Chinese public outcry over chained woman in video spurs provincial-level probe
- Footage on social media of the woman chained by her neck was initially dismissed by local authorities before it emerged that she had been trafficked
- State media says task force will conduct a comprehensive investigation, as questions persist about the woman’s identity and circumstances
The Communist Party committee and government of the eastern province have set up a task force to conduct a comprehensive investigation, state broadcaster CCTV reported on Thursday.
“All facts will be thoroughly investigated,” said a statement read by the broadcaster. “Criminal activities will be severely penalised according to the law and relevant officials in charge will be held accountable, while conclusive findings will be immediately released to the public.”

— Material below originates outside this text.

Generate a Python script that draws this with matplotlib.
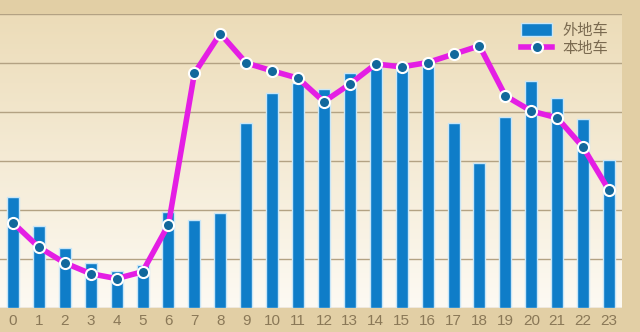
import numpy as np
from matplotlib import pyplot as plt

hours = [str(h) for h in range(24)]
waidi = [226, 167, 123, 92, 76, 88, 196, 180, 194, 377, 439, 459,
         447, 480, 500, 494, 502, 377, 296, 390, 463, 428, 386, 302]
bendi = [174, 124, 92, 70, 60, 74, 170, 479, 560, 500, 484, 469,
         421, 457, 498, 492, 501, 518, 535, 433, 402, 388, 328, 240]

plt.rcParams['font.family'] = ['Liberation Sans', 'Noto Sans CJK SC', 'DejaVu Sans']

fig = plt.figure(figsize=(6.4, 3.32), dpi=100, facecolor='#e2cfa5')
ax = fig.add_axes([0, 24 / 332, 622 / 640, 294 / 332])

# background gradient of plot area
grad = np.linspace(0, 1, 256).reshape(-1, 1)
top = np.array([236, 220, 184]) / 255
bot = np.array([253, 250, 243]) / 255
img = top * (1 - grad)[..., None] + bot * grad[..., None]
img = img.reshape(256, 1, 3)
ax.imshow(img, extent=[0, 1, 0, 1], transform=ax.transAxes, aspect='auto', zorder=0)

x = np.arange(len(hours))
bars = ax.bar(x, waidi, width=0.46, color='#0f7dc8', edgecolor='#c8e6f8', linewidth=1,
              zorder=2, label='外地车')
line, = ax.plot(x, bendi, color='#e41ee4', linewidth=4, marker='o', markersize=8,
                markerfacecolor='#12689c', markeredgecolor='white', markeredgewidth=1.5,
                zorder=3, label='本地车')

ax.set_xlim(-0.5, 23.5)
ax.set_ylim(0, 600)
ax.set_yticks(np.arange(0, 601, 100))
ax.set_yticklabels([])
ax.yaxis.grid(True, color='#b3a283', linewidth=1, zorder=1)
ax.set_axisbelow(True)
ax.set_xticks(x)
ax.set_xticklabels(hours, fontsize=11, color='#8a7857')
ax.tick_params(length=0, pad=4)
for s in ax.spines.values():
    s.set_visible(False)

leg = ax.legend([bars, line], ['外地车', '本地车'], loc='upper right',
                bbox_to_anchor=(1.0, 1.02), frameon=False,
                handlelength=2.0, handleheight=1.0, labelspacing=0.1,
                handletextpad=0.7,
                prop={'family': ['Noto Sans CJK SC'], 'size': 11})
for t in leg.get_texts():
    t.set_color('#7a6a50')

fig.savefig('out.png', dpi=100, facecolor=fig.get_facecolor())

A video circulating last month on Douyin, China’s version of TikTok, showed a middle-aged woman standing in the corner of a shed shackled by her neck, apparently kept there by her husband. The shed was in Feng county, under the jurisdiction of Xuzhou city in Jiangsu province.
They initially said that the chained woman had been married legally to the man since 1998 and that she had been diagnosed with a mental illness. They also said that the woman – who had eight children with the man – was not a trafficking victim.
The local government has received heavy criticism online for a response that was labelled inconsistent and flawed.
As the anger continued, the authorities eventually retracted their denial that it was a case of human trafficking and arrested the husband, 55. He was charged with illegal imprisonment, while a 48-year-old woman and her 67-year-old husband were arrested on suspicion of human trafficking.
The case has sparked intense debate over child marriage and highlighted the decades-old issue of trafficking of women in China.
On Tuesday, graduates of two elite Chinese universities published petitions publicly calling on the central government to investigate the case thoroughly.
A petition signed by more than 100 alumni of Peking University, verified by the South China Morning Post, was swiftly removed from Chinese social media by censors. Dozens of graduates of Tsinghua University posted a similar petition on Twitter.
Photos posted of people displaying slogans calling for a top-down investigation were also quickly scrubbed from mainland Chinese cyberspace.